Re: [PATCH mm-new v2] mm/memcontrol: Flush stats when write stat file

From: JP Kobryn
Date: Mon Nov 10 2025 - 14:30:09 EST


On 11/9/25 10:20 PM, Leon Huang Fu wrote:
On Fri, Nov 7, 2025 at 1:02 AM JP Kobryn <inwardvessel@xxxxxxxxx> wrote:

On 11/4/25 11:49 PM, Leon Huang Fu wrote:
On high-core count systems, memory cgroup statistics can become stale
due to per-CPU caching and deferred aggregation. Monitoring tools and
management applications sometimes need guaranteed up-to-date statistics
at specific points in time to make accurate decisions.

This patch adds write handlers to both memory.stat and memory.numa_stat
files to allow userspace to explicitly force an immediate flush of
memory statistics. When "1" is written to either file, it triggers
__mem_cgroup_flush_stats(memcg, true), which unconditionally flushes
all pending statistics for the cgroup and its descendants.

The write operation validates the input and only accepts the value "1",
returning -EINVAL for any other input.

Usage example:
# Force immediate flush before reading critical statistics
echo 1 > /sys/fs/cgroup/mygroup/memory.stat
cat /sys/fs/cgroup/mygroup/memory.stat

This provides several benefits:

1. On-demand accuracy: Tools can flush only when needed, avoiding
continuous overhead

2. Targeted flushing: Allows flushing specific cgroups when precision
is required for particular workloads

I'm curious about your use case. Since you mention required precision,
are you planning on manually flushing before every read?


Yes, for our use case, manual flushing before critical reads is necessary.
We're going to run on high-core count servers (224-256 cores), where the
per-CPU batching threshold (MEMCG_CHARGE_BATCH * num_online_cpus) can
accumulate up to 16,384 events (on 256 cores) before an automatic flush is
triggered. This means memory statistics can be likely stale, often exceeding
acceptable tolerance for critical memory management decisions.

Our monitoring tools don't need to flush on every read - only when making
critical decisions like OOM adjustments, container placement, or resource
limit enforcement. The opt-in nature of this mechanism allows us to pay the
flush cost only when precision is truly required.


3. Integration flexibility: Monitoring scripts can decide when to pay
the flush cost based on their specific accuracy requirements

[...]
diff --git a/mm/memcontrol.c b/mm/memcontrol.c
index c34029e92bab..d6a5d872fbcb 100644
--- a/mm/memcontrol.c
+++ b/mm/memcontrol.c
@@ -4531,6 +4531,17 @@ int memory_stat_show(struct seq_file *m, void *v)
return 0;
}

+int memory_stat_write(struct cgroup_subsys_state *css, struct cftype *cft, u64 val)
+{
+ if (val != 1)
+ return -EINVAL;
+
+ if (css)
+ css_rstat_flush(css);

This is a kfunc.

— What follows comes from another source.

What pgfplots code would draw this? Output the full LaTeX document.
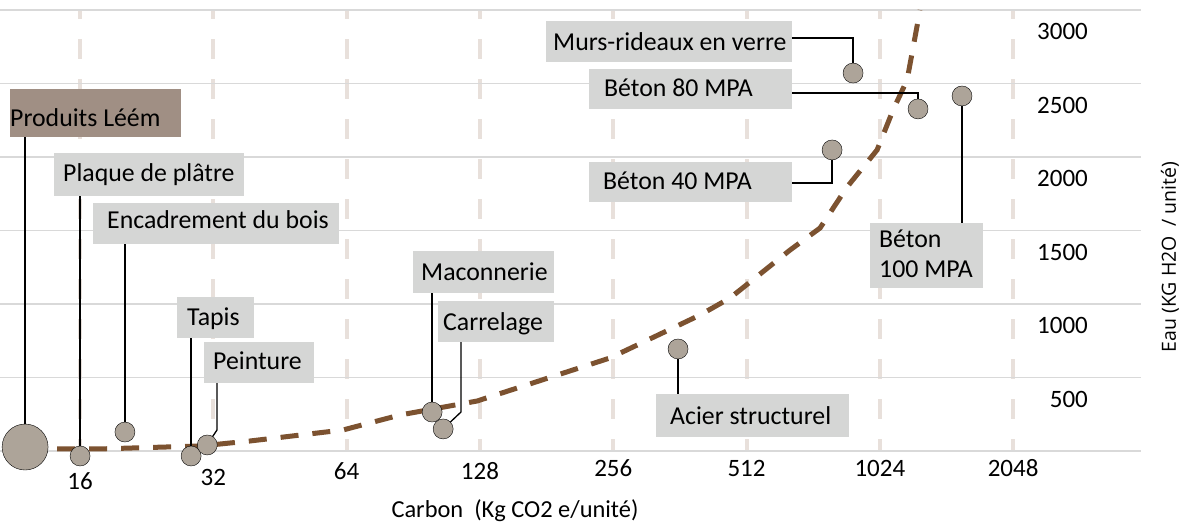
\documentclass[border=0pt]{standalone}
\usepackage{pgfplots}
\pgfplotsset{compat=1.18}
\usepackage{fontspec}
\setmainfont{Carlito}
\newfontfamily\ylabfont{Open Sans}
\definecolor{gridh}{RGB}{217,217,217}
\definecolor{gridv}{RGB}{232,224,219}
\definecolor{curvec}{RGB}{124,82,48}
\definecolor{dotc}{RGB}{173,164,153}
\definecolor{boxg}{RGB}{213,214,213}
\definecolor{boxb}{RGB}{160,143,132}
\newcommand{\A}[2]{([xshift=#1pt,yshift={(451-#2)*1pt}]rel axis cs:0,0)}
\begin{document}
\begin{tikzpicture}[font=\fontsize{25.8}{30}\selectfont]
\path[use as bounding box] (0,0) rectangle (1182pt,524pt);
\begin{axis}[
  at={(0pt,73pt)}, anchor=south west, scale only axis,
  width=1141pt, height=441pt,
  xmode=log, log basis x=2, xmin=10.55, xmax=3984,
  ymin=0, ymax=3000,
  clip=false,
  axis line style={draw=none}, major tick length=0pt,
  xtick={16,32,64,128,256,512,1024,2048},
  xticklabels={\raisebox{-13pt}{16},\raisebox{-9pt}{32},\raisebox{-3pt}{64},\raisebox{-3pt}{128},256,512,1024,2048},
  ytick={0,500,1000,1500,2000,2500,3000},
  yticklabels={,500,1000,1500,2000,2500,3000},
  yticklabel pos=right,
  grid=major,
  x grid style={gridv, line width=4pt, dash pattern=on 20pt off 20pt, dash phase=8pt},
  y grid style={gridh, line width=1.3pt},
  /pgf/number format/assume math mode=true,
  ticklabel style={font=\fontsize{25}{30}\selectfont},
  xticklabel style={anchor=base, inner sep=0pt, yshift=-26pt},
  yticklabel style={anchor=base east, inner sep=0pt, xshift=-53pt, yshift=-30pt},
]
% trend curve
\addplot[curvec, line width=5pt, dash pattern=on 18pt off 14pt] coordinates {
(12.02,14) (17.75,14) (29.9,34) (38.7,68) (62.8,143) (84.5,245) (126.1,340)
(251.8,633) (402,925) (470,1041) (642,1367) (750.5,1517) (863.6,1796)
(1009.5,2048) (1097,2320) (1180,2524) (1262,3000)};
% leader lines
\draw[black, line width=1.3pt] \A{25}{137} -- \A{25}{447};
\draw[black, line width=1.3pt] \A{80}{196} -- \A{80}{456};
\draw[black, line width=1.3pt] \A{125}{244} -- \A{125}{432};
\draw[black, line width=1.3pt] \A{191}{338} -- \A{191}{456};
\draw[black, line width=1.3pt] \A{217}{383} -- \A{217}{430} -- \A{207}{445};
\draw[black, line width=1.3pt] \A{432}{293} -- \A{432}{412};
\draw[black, line width=1.3pt] \A{461}{342} -- \A{461}{412} -- \A{443}{429};
\draw[black, line width=1.3pt] \A{678}{349} -- \A{678}{394};
\draw[black, line width=1.3pt] \A{792}{38} -- \A{853}{38} -- \A{853}{73};
\draw[black, line width=1.3pt] \A{792}{93} -- \A{918}{93} -- \A{918}{109};
\draw[black, line width=1.3pt] \A{792}{183} -- \A{832}{183} -- \A{832}{150};
\draw[black, line width=1.3pt] \A{962}{96} -- \A{962}{223};
% products
\addplot[only marks, mark=*, mark size=23pt, mark options={draw=none, fill=dotc}] coordinates {(12.02,27)};
\addplot[only marks, mark=*, mark size=10pt, mark options={draw=none, fill=dotc}] coordinates {
(16,-34) (20.2,129) (28.5,-34) (31.0,41) (99.8,265) (105.7,150) (358.6,694)
(798.9,2048) (891,2571) (1249,2327) (1570,2415)};
\end{axis}
\begin{scope}[x=1pt,y=-1pt,yshift=524pt]
\fill[boxb] (10,89) rectangle (181,137);
\node[anchor=base west, inner sep=0pt] at (10,127) {Produits Léém};
\fill[boxg] (54,153) rectangle (244,196);
\node[anchor=base west, inner sep=0pt] at (63,182) {Plaque de plâtre};
\fill[boxg] (93,203) rectangle (339,244);
\node[anchor=base west, inner sep=0pt] at (107,229) {Encadrement du bois};
\fill[boxg] (177,297) rectangle (254,338);
\node[anchor=base west, inner sep=0pt] at (187,326) {Tapis};
\fill[boxg] (204,342) rectangle (314,383);
\node[anchor=base west, inner sep=0pt] at (213,370) {Peinture};
\fill[boxg] (413,251) rectangle (554,293);
\node[anchor=base west, inner sep=0pt] at (421,281) {Maconnerie};
\fill[boxg] (438,301) rectangle (554,342);
\node[anchor=base west, inner sep=0pt] at (443,331) {Carrelage};
\fill[boxg] (656,394) rectangle (849,437);
\node[anchor=base west, inner sep=0pt] at (670,425) {Acier structurel};
\fill[boxg] (546,21) rectangle (792,62);
\node[anchor=base west, inner sep=0pt] at (553,51) {Murs-rideaux en verre};
\fill[boxg] (589,69) rectangle (792,109);
\node[anchor=base west, inner sep=0pt] at (604,97) {Béton 80 MPA};
\fill[boxg] (589,162) rectangle (792,202);
\node[anchor=base west, inner sep=0pt] at (603,190) {Béton 40 MPA};
\fill[boxg] (870,223) rectangle (983,288);
\node[anchor=base west, inner sep=0pt] at (879,248) {Béton};
\node[anchor=base west, inner sep=0pt] at (879,278) {100 MPA};
\node[anchor=base, font=\fontsize{24.4}{29}\selectfont] at (515,518) {Carbon\ \ (Kg CO2 e/unité)};
\node[rotate=90, font=\ylabfont\fontsize{19.5}{23}\selectfont] at (1170,257) {Eau (KG H2O\hspace{0.5em}/ unité)};
\end{scope}
\end{tikzpicture}
\end{document}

You can do this right now from a bpf program without
any kernel changes.


While css_rstat_flush() is indeed available as a BPF kfunc, the practical
challenge is determining when to call it. The natural hook point would be
memory_stat_show() using fentry, but this runs into a BPF verifier
limitation: the function's 'struct seq_file *' argument doesn't provide a
trusted path to obtain the 'struct cgroup_subsys_state *css' pointer
required by css_rstat_flush().

Ok, I see this would only work on the css for base stats.

SEC("iter.s/cgroup")
int cgroup_memcg_query(struct bpf_iter__cgroup *ctx)
{
struct cgroup *cgrp = ctx->cgroup;
struct cgroup_subsys_state *css;

if (!cgrp)
return 1;

/* example of flushing css for base cpu stats
* css = container_of(cgrp, struct cgroup_subsys_state, cgroup);
* if (!css)
* return 1;
* css_rstat_flush(css);
*/

/* get css for memcg stats */
css = cgrp->subsys[memory_cgrp_id];
if (!css)
return 1;
css_rstat_flush(css); <- confirm untrusted pointer arg error
...


I attempted to implement this via BPF (code below), but it fails
verification because deriving the css pointer through
seq->private->kn->parent->priv results in an untrusted scalar that the
verifier rejects for the kfunc call:

R1 invalid mem access 'scalar'

The verifier error occurs because:
1. seq->private is rdonly_untrusted_mem
2. Dereferencing through kernfs_node internals produces untracked pointers
3. css_rstat_flush() requires a trusted css pointer per its kfunc definition

A direct userspace interface (memory.stat_refresh) avoids these verifier
limitations and provides a cleaner, more maintainable solution that doesn't
require BPF expertise or complex workarounds.

This is subjective. After hearing more about your use case and how you
mention making critical decisions, you should have a look at the work
being done on BPF OOM [0][1]. I think you would benefit from this
series. Specifically for your case it provides the ability to flush
memcg on demand and also fetch stats.

[0] https://lore.kernel.org/all/20251027231727.472628-1-roman.gushchin@xxxxxxxxx/
[1] https://lore.kernel.org/all/20251027232206.473085-2-roman.gushchin@xxxxxxxxx/